### What you will do
Leaving out every picture, quote the data below exactly as it appears.

(Raw records)
Begin

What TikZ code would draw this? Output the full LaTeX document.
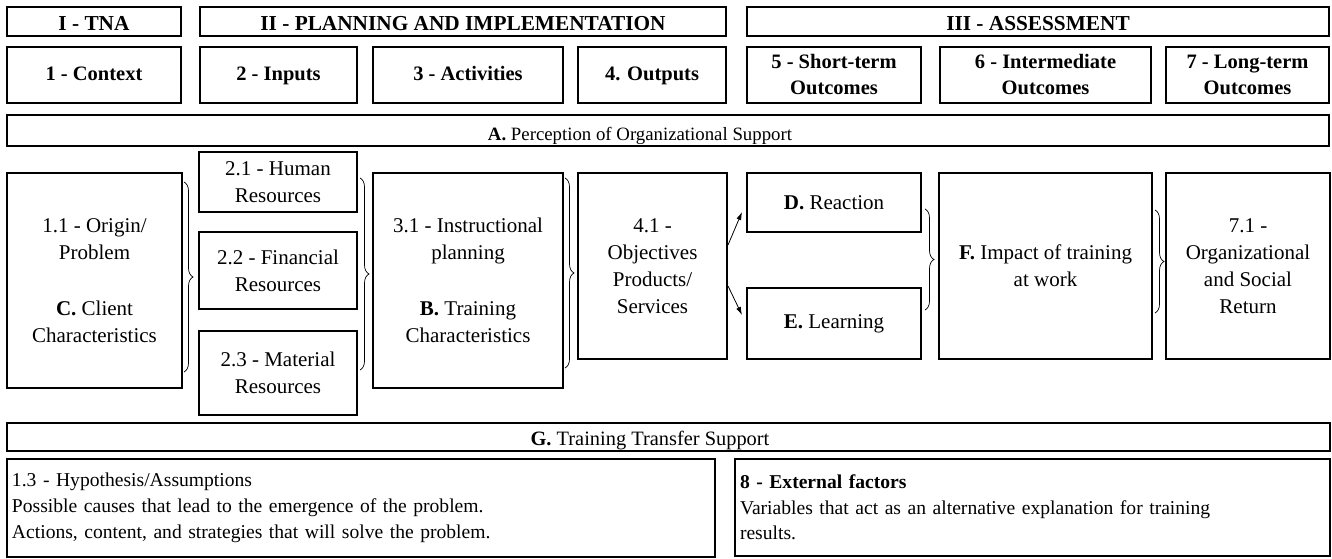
\documentclass[tikz,border=0pt]{standalone}
\usepackage{fontspec}
\setmainfont{Liberation Serif}
\usetikzlibrary{arrows.meta,decorations.pathreplacing}

\begin{document}
\begin{tikzpicture}[x=1pt,y=-1pt,font=\fontsize{21}{27}\selectfont,
  wh/.style 2 args={minimum width=#1pt,minimum height=#2pt},
  box/.style={draw,line width=2pt,align=center,inner sep=0pt},
  phase/.style={box,font=\fontsize{21.3}{26}\selectfont\bfseries,text height=19pt,text depth=0pt},
  head/.style={box,font=\fontsize{20.5}{26}\selectfont\bfseries},
  oneline/.style={text height=16pt,text depth=4pt},
  bar/.style={draw,line width=2pt,inner sep=0pt},
  barlabel/.style={inner sep=0pt,anchor=base},
  note/.style={draw,line width=2pt,align=left,inner xsep=5pt,inner ysep=0pt,font=\fontsize{19.6}{25.7}\selectfont},
  brace/.style={decorate,decoration={brace,amplitude=9pt},line width=0.7pt},
  arrow/.style={-{Latex[length=8pt,width=5pt]},line width=0.8pt}]
\useasboundingbox (0,0) rectangle (1332,559);

%phases
\node[phase,wh={174}{29}] (tna) at (94,21.5) {I - TNA};
\node[phase,wh={526}{29}] (plan) at (463,21.5) {II - PLANNING AND IMPLEMENTATION};
\node[phase,wh={582}{29}] (assess) at (1038,21.5) {III - ASSESSMENT};

%steps
\node[head,oneline,wh={174}{56}] (context) at (94,75) {1 - Context};
\node[head,oneline,wh={157}{56}] (inputs) at (278.5,75) {2 - Inputs};
\node[head,oneline,wh={190}{56}] (activities) at (468,75) {3 - Activities};
\node[head,oneline,wh={148}{56}] (outputs) at (652,75) {4. Outputs};
\node[head,wh={174}{56}] (shortterm) at (834,75) {5 - Short-term\\Outcomes};
\node[head,wh={211}{56}] (intermediate) at (1045.5,75) {6 - Intermediate\\Outcomes};
\node[head,wh={163}{56}] (longterm) at (1247.5,75) {7 - Long-term\\Outcomes};

\node[bar,wh={1322}{31}] (support) at (668,130.5) {};
\node[barlabel,font=\fontsize{18.8}{22}\selectfont] (supportlabel) at ([xshift=-28pt,yshift=-9.5pt]support.center) {\textbf{A.} Perception of Organizational Support};

%model
\node[box,wh={175}{215}] (origin) at (94.5,280.5) {1.1 - Origin/\\Problem\\[29pt]\textbf{C.} Client\\Characteristics};
\node[box,wh={158}{60}] (human) at (278,182) {2.1 - Human\\Resources};
\node[box,wh={158}{77}] (financial) at (278,270.5) {2.2 - Financial\\Resources};
\node[box,wh={158}{84}] (material) at (278,373) {2.3 - Material\\Resources};
\node[box,wh={190}{215}] (instruct) at (468,280.5) {3.1 - Instructional\\planning\\[29pt]\textbf{B.} Training\\Characteristics};
\node[box,wh={149}{186}] (objectives) at (652.5,266) {4.1 -\\Objectives\\Products/\\Services};
\node[box,wh={174}{59}] (reaction) at (834,202.5) {\textbf{D.} Reaction};
\node[box,wh={174}{71}] (learning) at (834,323.5) {\textbf{E.} Learning};
\node[box,wh={213}{186}] (impact) at (1045.5,266) {\textbf{F.} Impact of training\\at work};
\node[box,wh={164}{186}] (return) at (1248,266) {7.1 -\\Organizational\\and Social\\Return};

\draw[brace] (184,182) -- (184,372);
\draw[brace] (360,178) -- (360,370);
\draw[brace] (565,178) -- (565,368);
\draw[brace] (925,209) -- (925,310);
\draw[brace] (1155,210) -- (1155,313);

\draw[arrow] ([yshift=21pt]objectives.east) -- ([xshift=-4pt,yshift=-9.5pt]reaction.west);
\draw[arrow] ([yshift=-20pt]objectives.east) -- ([xshift=-4pt,yshift=8.5pt]learning.west);

\node[bar,wh={1323}{28}] (transfer) at (668.5,437) {};
\node[barlabel,font=\fontsize{20.4}{24}\selectfont] (transferlabel) at ([xshift=-18.5pt,yshift=-8pt]transfer.center) {\textbf{G.} Training Transfer Support};

%notes
\node[note,text width=698pt,minimum height=98pt] (hypothesis) at (361,508) {1.3 - Hypothesis/Assumptions\\Possible causes that lead to the emergence of the problem.\\Actions, content, and strategies that will solve the problem.};
\node[note,text width=585pt,minimum height=97pt] (external) at (1032.5,507.5) {\textbf{8 - External factors}\\Variables that act as an alternative explanation for training\\results.};
\end{tikzpicture}
\end{document}
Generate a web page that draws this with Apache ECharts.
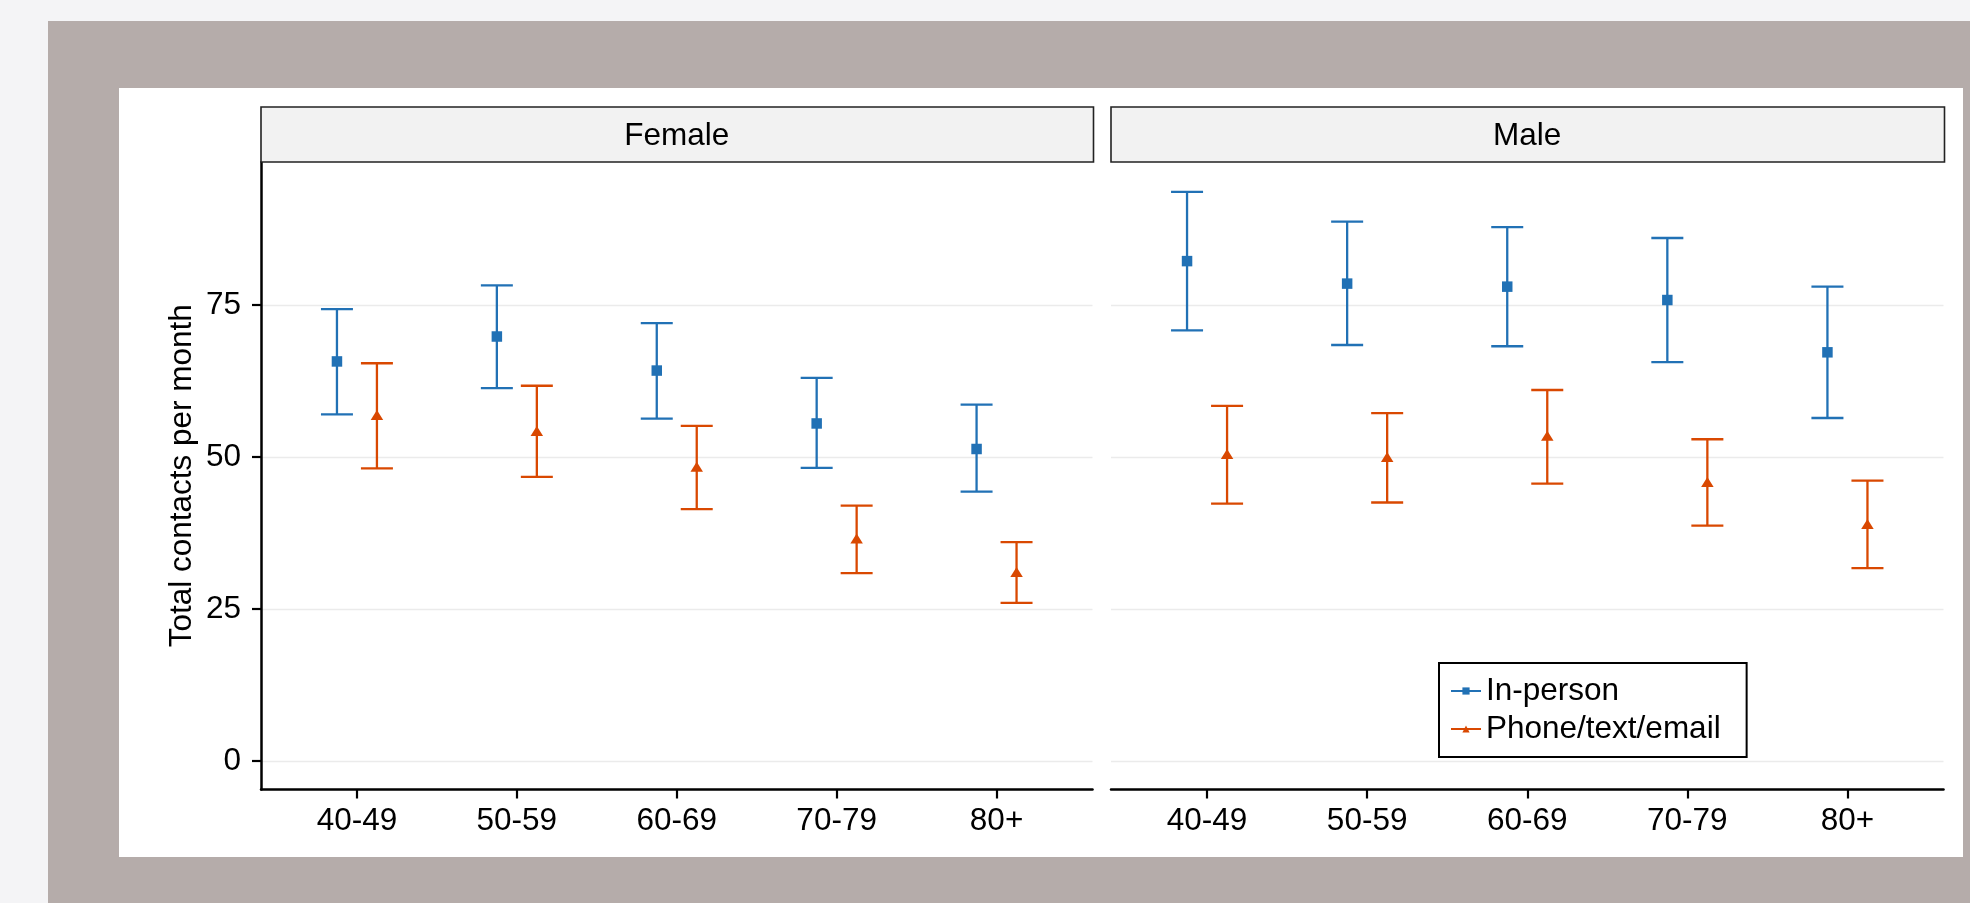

End

### Result for this task
What TikZ code would draw this? Output the full LaTeX document.
\documentclass[tikz,border=0pt]{standalone}
\usepackage{fontspec}
\setmainfont{Liberation Serif}
\usetikzlibrary{arrows.meta,decorations.pathreplacing}

\begin{document}
\begin{tikzpicture}[x=1pt,y=-1pt,font=\fontsize{21}{27}\selectfont,
  wh/.style 2 args={minimum width=#1pt,minimum height=#2pt},
  box/.style={draw,line width=2pt,align=center,inner sep=0pt},
  phase/.style={box,font=\fontsize{21.3}{26}\selectfont\bfseries,text height=19pt,text depth=0pt},
  head/.style={box,font=\fontsize{20.5}{26}\selectfont\bfseries},
  oneline/.style={text height=16pt,text depth=4pt},
  bar/.style={draw,line width=2pt,inner sep=0pt},
  barlabel/.style={inner sep=0pt,anchor=base},
  note/.style={draw,line width=2pt,align=left,inner xsep=5pt,inner ysep=0pt,font=\fontsize{19.6}{25.7}\selectfont},
  brace/.style={decorate,decoration={brace,amplitude=9pt},line width=0.7pt},
  arrow/.style={-{Latex[length=8pt,width=5pt]},line width=0.8pt}]
\useasboundingbox (0,0) rectangle (1332,559);

%phases
\node[phase,wh={174}{29}] (tna) at (94,21.5) {I - TNA};
\node[phase,wh={526}{29}] (plan) at (463,21.5) {II - PLANNING AND IMPLEMENTATION};
\node[phase,wh={582}{29}] (assess) at (1038,21.5) {III - ASSESSMENT};

%steps
\node[head,oneline,wh={174}{56}] (context) at (94,75) {1 - Context};
\node[head,oneline,wh={157}{56}] (inputs) at (278.5,75) {2 - Inputs};
\node[head,oneline,wh={190}{56}] (activities) at (468,75) {3 - Activities};
\node[head,oneline,wh={148}{56}] (outputs) at (652,75) {4. Outputs};
\node[head,wh={174}{56}] (shortterm) at (834,75) {5 - Short-term\\Outcomes};
\node[head,wh={211}{56}] (intermediate) at (1045.5,75) {6 - Intermediate\\Outcomes};
\node[head,wh={163}{56}] (longterm) at (1247.5,75) {7 - Long-term\\Outcomes};

\node[bar,wh={1322}{31}] (support) at (668,130.5) {};
\node[barlabel,font=\fontsize{18.8}{22}\selectfont] (supportlabel) at ([xshift=-28pt,yshift=-9.5pt]support.center) {\textbf{A.} Perception of Organizational Support};

%model
\node[box,wh={175}{215}] (origin) at (94.5,280.5) {1.1 - Origin/\\Problem\\[29pt]\textbf{C.} Client\\Characteristics};
\node[box,wh={158}{60}] (human) at (278,182) {2.1 - Human\\Resources};
\node[box,wh={158}{77}] (financial) at (278,270.5) {2.2 - Financial\\Resources};
\node[box,wh={158}{84}] (material) at (278,373) {2.3 - Material\\Resources};
\node[box,wh={190}{215}] (instruct) at (468,280.5) {3.1 - Instructional\\planning\\[29pt]\textbf{B.} Training\\Characteristics};
\node[box,wh={149}{186}] (objectives) at (652.5,266) {4.1 -\\Objectives\\Products/\\Services};
\node[box,wh={174}{59}] (reaction) at (834,202.5) {\textbf{D.} Reaction};
\node[box,wh={174}{71}] (learning) at (834,323.5) {\textbf{E.} Learning};
\node[box,wh={213}{186}] (impact) at (1045.5,266) {\textbf{F.} Impact of training\\at work};
\node[box,wh={164}{186}] (return) at (1248,266) {7.1 -\\Organizational\\and Social\\Return};

\draw[brace] (184,182) -- (184,372);
\draw[brace] (360,178) -- (360,370);
\draw[brace] (565,178) -- (565,368);
\draw[brace] (925,209) -- (925,310);
\draw[brace] (1155,210) -- (1155,313);

\draw[arrow] ([yshift=21pt]objectives.east) -- ([xshift=-4pt,yshift=-9.5pt]reaction.west);
\draw[arrow] ([yshift=-20pt]objectives.east) -- ([xshift=-4pt,yshift=8.5pt]learning.west);

\node[bar,wh={1323}{28}] (transfer) at (668.5,437) {};
\node[barlabel,font=\fontsize{20.4}{24}\selectfont] (transferlabel) at ([xshift=-18.5pt,yshift=-8pt]transfer.center) {\textbf{G.} Training Transfer Support};

%notes
\node[note,text width=698pt,minimum height=98pt] (hypothesis) at (361,508) {1.3 - Hypothesis/Assumptions\\Possible causes that lead to the emergence of the problem.\\Actions, content, and strategies that will solve the problem.};
\node[note,text width=585pt,minimum height=97pt] (external) at (1032.5,507.5) {\textbf{8 - External factors}\\Variables that act as an alternative explanation for training\\results.};
\end{tikzpicture}
\end{document}
Generate a web page that draws this with Apache ECharts.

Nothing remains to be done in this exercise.